:: THE PROBLEM ::
Extract the full listing verbatim and drop any pictures from your copy.

-=-=-

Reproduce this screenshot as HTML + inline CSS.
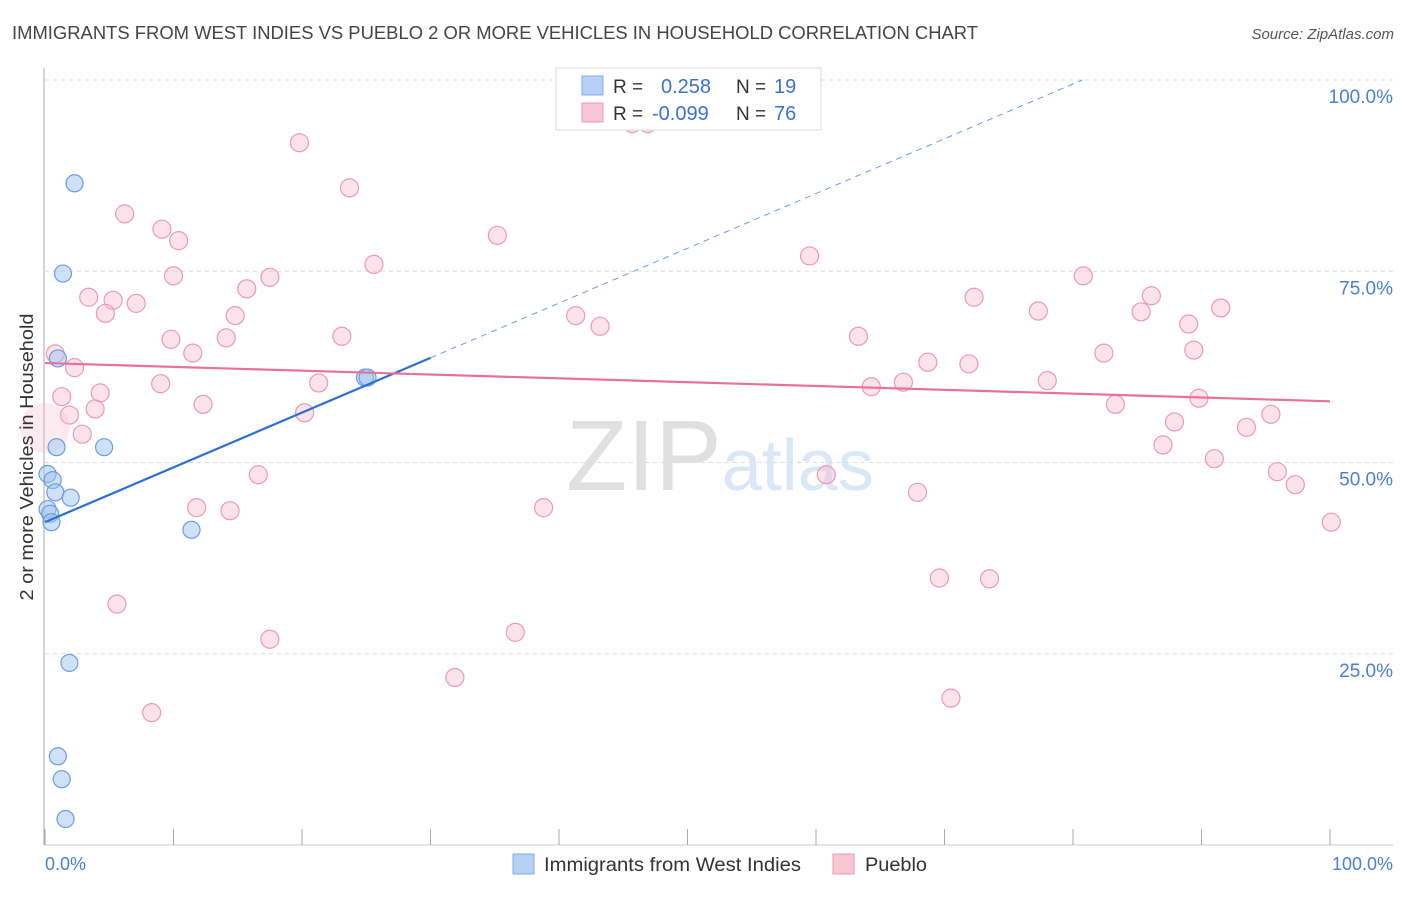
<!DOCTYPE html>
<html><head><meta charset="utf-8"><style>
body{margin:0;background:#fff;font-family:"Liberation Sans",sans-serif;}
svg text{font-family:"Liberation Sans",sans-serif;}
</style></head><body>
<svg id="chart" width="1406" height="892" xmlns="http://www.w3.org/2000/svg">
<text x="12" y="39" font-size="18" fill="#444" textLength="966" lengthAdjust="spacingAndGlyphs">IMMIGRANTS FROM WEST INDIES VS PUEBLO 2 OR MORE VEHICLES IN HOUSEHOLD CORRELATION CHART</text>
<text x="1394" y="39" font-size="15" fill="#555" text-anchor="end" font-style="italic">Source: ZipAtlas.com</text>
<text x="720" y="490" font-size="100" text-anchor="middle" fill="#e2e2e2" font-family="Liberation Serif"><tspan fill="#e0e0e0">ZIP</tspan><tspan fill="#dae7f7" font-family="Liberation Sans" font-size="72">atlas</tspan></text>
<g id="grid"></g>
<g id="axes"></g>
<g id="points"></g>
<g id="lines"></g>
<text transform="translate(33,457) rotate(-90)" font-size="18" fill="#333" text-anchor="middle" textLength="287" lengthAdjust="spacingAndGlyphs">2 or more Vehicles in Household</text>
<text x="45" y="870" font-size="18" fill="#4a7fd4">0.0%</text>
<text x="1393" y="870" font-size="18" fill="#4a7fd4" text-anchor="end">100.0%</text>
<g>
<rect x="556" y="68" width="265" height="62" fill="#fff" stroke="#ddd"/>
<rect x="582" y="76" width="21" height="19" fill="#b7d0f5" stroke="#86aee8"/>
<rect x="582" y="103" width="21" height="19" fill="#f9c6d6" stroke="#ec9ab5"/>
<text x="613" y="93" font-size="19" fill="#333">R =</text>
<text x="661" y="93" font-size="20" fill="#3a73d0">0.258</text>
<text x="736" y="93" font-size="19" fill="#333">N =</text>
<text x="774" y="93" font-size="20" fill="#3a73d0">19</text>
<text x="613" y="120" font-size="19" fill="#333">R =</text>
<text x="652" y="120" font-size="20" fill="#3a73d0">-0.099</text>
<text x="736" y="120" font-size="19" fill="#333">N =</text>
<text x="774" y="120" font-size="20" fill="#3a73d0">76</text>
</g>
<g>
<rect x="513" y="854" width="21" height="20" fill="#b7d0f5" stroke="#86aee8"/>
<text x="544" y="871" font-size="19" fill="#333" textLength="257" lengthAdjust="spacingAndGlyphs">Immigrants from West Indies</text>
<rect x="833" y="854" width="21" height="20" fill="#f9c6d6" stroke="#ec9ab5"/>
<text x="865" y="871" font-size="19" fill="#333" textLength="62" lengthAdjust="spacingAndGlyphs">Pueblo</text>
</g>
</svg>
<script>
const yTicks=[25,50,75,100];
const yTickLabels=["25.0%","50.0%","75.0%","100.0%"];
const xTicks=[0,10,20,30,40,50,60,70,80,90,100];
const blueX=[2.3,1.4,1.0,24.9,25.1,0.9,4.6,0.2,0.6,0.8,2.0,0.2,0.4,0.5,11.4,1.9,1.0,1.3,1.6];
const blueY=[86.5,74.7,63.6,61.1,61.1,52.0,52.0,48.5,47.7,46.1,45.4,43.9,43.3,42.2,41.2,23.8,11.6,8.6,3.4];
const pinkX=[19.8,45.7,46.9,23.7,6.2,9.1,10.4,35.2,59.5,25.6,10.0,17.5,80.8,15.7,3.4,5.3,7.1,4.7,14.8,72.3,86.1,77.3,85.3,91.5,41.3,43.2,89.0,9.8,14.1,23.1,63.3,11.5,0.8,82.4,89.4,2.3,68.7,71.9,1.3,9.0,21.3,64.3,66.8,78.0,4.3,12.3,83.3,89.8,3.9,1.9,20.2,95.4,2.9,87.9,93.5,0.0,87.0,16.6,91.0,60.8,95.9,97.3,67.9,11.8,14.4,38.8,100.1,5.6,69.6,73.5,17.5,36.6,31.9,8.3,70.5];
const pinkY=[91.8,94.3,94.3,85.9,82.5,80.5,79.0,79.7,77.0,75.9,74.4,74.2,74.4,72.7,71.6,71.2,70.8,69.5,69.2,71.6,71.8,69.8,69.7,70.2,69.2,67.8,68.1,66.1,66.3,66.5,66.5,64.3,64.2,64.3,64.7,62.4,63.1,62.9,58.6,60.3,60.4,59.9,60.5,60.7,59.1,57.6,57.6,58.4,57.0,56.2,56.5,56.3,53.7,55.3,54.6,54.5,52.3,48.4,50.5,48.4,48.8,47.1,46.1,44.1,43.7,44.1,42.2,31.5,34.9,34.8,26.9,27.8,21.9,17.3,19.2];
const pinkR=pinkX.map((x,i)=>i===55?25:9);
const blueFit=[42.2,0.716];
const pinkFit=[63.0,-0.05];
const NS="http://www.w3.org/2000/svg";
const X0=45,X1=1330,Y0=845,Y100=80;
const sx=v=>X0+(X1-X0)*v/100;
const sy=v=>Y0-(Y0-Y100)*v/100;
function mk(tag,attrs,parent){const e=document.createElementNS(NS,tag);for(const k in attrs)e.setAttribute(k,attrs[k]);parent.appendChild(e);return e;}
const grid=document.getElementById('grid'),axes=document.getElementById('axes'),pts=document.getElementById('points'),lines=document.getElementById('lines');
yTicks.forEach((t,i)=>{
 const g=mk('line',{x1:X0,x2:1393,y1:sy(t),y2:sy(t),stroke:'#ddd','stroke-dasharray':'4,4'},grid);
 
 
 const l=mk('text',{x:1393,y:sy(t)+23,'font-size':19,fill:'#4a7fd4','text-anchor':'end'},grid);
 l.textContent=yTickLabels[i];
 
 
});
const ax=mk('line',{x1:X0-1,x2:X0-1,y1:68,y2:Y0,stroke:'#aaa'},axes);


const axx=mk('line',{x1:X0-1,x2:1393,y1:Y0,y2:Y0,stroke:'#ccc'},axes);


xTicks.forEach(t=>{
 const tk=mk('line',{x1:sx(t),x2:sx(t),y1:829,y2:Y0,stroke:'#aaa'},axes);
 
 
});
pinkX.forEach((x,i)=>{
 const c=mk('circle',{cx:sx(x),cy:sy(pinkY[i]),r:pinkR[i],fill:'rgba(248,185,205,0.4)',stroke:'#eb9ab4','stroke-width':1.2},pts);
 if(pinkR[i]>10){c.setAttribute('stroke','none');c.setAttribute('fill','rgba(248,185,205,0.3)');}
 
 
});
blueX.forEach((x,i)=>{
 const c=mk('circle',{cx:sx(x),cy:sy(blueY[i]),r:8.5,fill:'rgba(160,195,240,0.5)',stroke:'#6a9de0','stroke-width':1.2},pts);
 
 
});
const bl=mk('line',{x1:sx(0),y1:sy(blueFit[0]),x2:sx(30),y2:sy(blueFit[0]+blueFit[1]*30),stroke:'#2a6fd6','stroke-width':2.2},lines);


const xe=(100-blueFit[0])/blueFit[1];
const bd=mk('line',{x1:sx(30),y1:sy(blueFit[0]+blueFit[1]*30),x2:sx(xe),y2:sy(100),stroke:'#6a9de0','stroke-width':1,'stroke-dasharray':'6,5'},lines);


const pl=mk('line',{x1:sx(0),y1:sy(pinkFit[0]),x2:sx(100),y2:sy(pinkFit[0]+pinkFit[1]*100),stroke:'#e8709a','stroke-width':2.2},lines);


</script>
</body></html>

-=-=-

:: CORRECT RESULT ::
Reproduce this screenshot as HTML + inline CSS.
<!DOCTYPE html>
<html><head><meta charset="utf-8"><style>
body{margin:0;background:#fff;font-family:"Liberation Sans",sans-serif;}
svg text{font-family:"Liberation Sans",sans-serif;}
</style></head><body>
<svg id="chart" width="1406" height="892" xmlns="http://www.w3.org/2000/svg">
<text x="12" y="39" font-size="18" fill="#444" textLength="966" lengthAdjust="spacingAndGlyphs">IMMIGRANTS FROM WEST INDIES VS PUEBLO 2 OR MORE VEHICLES IN HOUSEHOLD CORRELATION CHART</text>
<text x="1394" y="39" font-size="15" fill="#555" text-anchor="end" font-style="italic">Source: ZipAtlas.com</text>
<text x="720" y="490" font-size="100" text-anchor="middle" fill="#e2e2e2" font-family="Liberation Serif"><tspan fill="#e0e0e0">ZIP</tspan><tspan fill="#dae7f7" font-family="Liberation Sans" font-size="72">atlas</tspan></text>
<g id="grid"></g>
<g id="axes"></g>
<g id="points"></g>
<g id="lines"></g>
<text transform="translate(33,457) rotate(-90)" font-size="18" fill="#333" text-anchor="middle" textLength="287" lengthAdjust="spacingAndGlyphs">2 or more Vehicles in Household</text>
<text x="45" y="870" font-size="18" fill="#4a7fd4">0.0%</text>
<text x="1393" y="870" font-size="18" fill="#4a7fd4" text-anchor="end">100.0%</text>
<g>
<rect x="556" y="68" width="265" height="62" fill="#fff" stroke="#ddd"/>
<rect x="582" y="76" width="21" height="19" fill="#b7d0f5" stroke="#86aee8"/>
<rect x="582" y="103" width="21" height="19" fill="#f9c6d6" stroke="#ec9ab5"/>
<text x="613" y="93" font-size="19" fill="#333">R =</text>
<text x="661" y="93" font-size="20" fill="#3a73d0">0.258</text>
<text x="736" y="93" font-size="19" fill="#333">N =</text>
<text x="774" y="93" font-size="20" fill="#3a73d0">19</text>
<text x="613" y="120" font-size="19" fill="#333">R =</text>
<text x="652" y="120" font-size="20" fill="#3a73d0">-0.099</text>
<text x="736" y="120" font-size="19" fill="#333">N =</text>
<text x="774" y="120" font-size="20" fill="#3a73d0">76</text>
</g>
<g>
<rect x="513" y="854" width="21" height="20" fill="#b7d0f5" stroke="#86aee8"/>
<text x="544" y="871" font-size="19" fill="#333" textLength="257" lengthAdjust="spacingAndGlyphs">Immigrants from West Indies</text>
<rect x="833" y="854" width="21" height="20" fill="#f9c6d6" stroke="#ec9ab5"/>
<text x="865" y="871" font-size="19" fill="#333" textLength="62" lengthAdjust="spacingAndGlyphs">Pueblo</text>
</g>
</svg>
<script>
const yTicks=[25,50,75,100];
const yTickLabels=["25.0%","50.0%","75.0%","100.0%"];
const xTicks=[0,10,20,30,40,50,60,70,80,90,100];
const blueX=[2.3,1.4,1.0,24.9,25.1,0.9,4.6,0.2,0.6,0.8,2.0,0.2,0.4,0.5,11.4,1.9,1.0,1.3,1.6];
const blueY=[86.5,74.7,63.6,61.1,61.1,52.0,52.0,48.5,47.7,46.1,45.4,43.9,43.3,42.2,41.2,23.8,11.6,8.6,3.4];
const pinkX=[19.8,45.7,46.9,23.7,6.2,9.1,10.4,35.2,59.5,25.6,10.0,17.5,80.8,15.7,3.4,5.3,7.1,4.7,14.8,72.3,86.1,77.3,85.3,91.5,41.3,43.2,89.0,9.8,14.1,23.1,63.3,11.5,0.8,82.4,89.4,2.3,68.7,71.9,1.3,9.0,21.3,64.3,66.8,78.0,4.3,12.3,83.3,89.8,3.9,1.9,20.2,95.4,2.9,87.9,93.5,0.0,87.0,16.6,91.0,60.8,95.9,97.3,67.9,11.8,14.4,38.8,100.1,5.6,69.6,73.5,17.5,36.6,31.9,8.3,70.5];
const pinkY=[91.8,94.3,94.3,85.9,82.5,80.5,79.0,79.7,77.0,75.9,74.4,74.2,74.4,72.7,71.6,71.2,70.8,69.5,69.2,71.6,71.8,69.8,69.7,70.2,69.2,67.8,68.1,66.1,66.3,66.5,66.5,64.3,64.2,64.3,64.7,62.4,63.1,62.9,58.6,60.3,60.4,59.9,60.5,60.7,59.1,57.6,57.6,58.4,57.0,56.2,56.5,56.3,53.7,55.3,54.6,54.5,52.3,48.4,50.5,48.4,48.8,47.1,46.1,44.1,43.7,44.1,42.2,31.5,34.9,34.8,26.9,27.8,21.9,17.3,19.2];
const pinkR=pinkX.map((x,i)=>i===55?25:9);
const blueFit=[42.2,0.716];
const pinkFit=[63.0,-0.05];
const NS="http://www.w3.org/2000/svg";
const X0=45,X1=1330,Y0=845,Y100=80;
const sx=v=>X0+(X1-X0)*v/100;
const sy=v=>Y0-(Y0-Y100)*v/100;
function mk(tag,attrs,parent){const e=document.createElementNS(NS,tag);for(const k in attrs)e.setAttribute(k,attrs[k]);parent.appendChild(e);return e;}
const grid=document.getElementById('grid'),axes=document.getElementById('axes'),pts=document.getElementById('points'),lines=document.getElementById('lines');
yTicks.forEach((t,i)=>{
 const g=mk('line',{x1:X0,x2:1393,y1:sy(t),y2:sy(t),stroke:'#ddd','stroke-dasharray':'4,4'},grid);
 
 
 const l=mk('text',{x:1393,y:sy(t)+23,'font-size':19,fill:'#4a7fd4','text-anchor':'end'},grid);
 l.textContent=yTickLabels[i];
 
 
});
const ax=mk('line',{x1:X0-1,x2:X0-1,y1:68,y2:Y0,stroke:'#aaa'},axes);


const axx=mk('line',{x1:X0-1,x2:1393,y1:Y0,y2:Y0,stroke:'#ccc'},axes);


xTicks.forEach(t=>{
 const tk=mk('line',{x1:sx(t),x2:sx(t),y1:829,y2:Y0,stroke:'#aaa'},axes);
 
 
});
pinkX.forEach((x,i)=>{
 const c=mk('circle',{cx:sx(x),cy:sy(pinkY[i]),r:pinkR[i],fill:'rgba(248,185,205,0.4)',stroke:'#eb9ab4','stroke-width':1.2},pts);
 if(pinkR[i]>10){c.setAttribute('stroke','none');c.setAttribute('fill','rgba(248,185,205,0.3)');}
 
 
});
blueX.forEach((x,i)=>{
 const c=mk('circle',{cx:sx(x),cy:sy(blueY[i]),r:8.5,fill:'rgba(160,195,240,0.5)',stroke:'#6a9de0','stroke-width':1.2},pts);
 
 
});
const bl=mk('line',{x1:sx(0),y1:sy(blueFit[0]),x2:sx(30),y2:sy(blueFit[0]+blueFit[1]*30),stroke:'#2a6fd6','stroke-width':2.2},lines);


const xe=(100-blueFit[0])/blueFit[1];
const bd=mk('line',{x1:sx(30),y1:sy(blueFit[0]+blueFit[1]*30),x2:sx(xe),y2:sy(100),stroke:'#6a9de0','stroke-width':1,'stroke-dasharray':'6,5'},lines);


const pl=mk('line',{x1:sx(0),y1:sy(pinkFit[0]),x2:sx(100),y2:sy(pinkFit[0]+pinkFit[1]*100),stroke:'#e8709a','stroke-width':2.2},lines);


</script>
</body></html>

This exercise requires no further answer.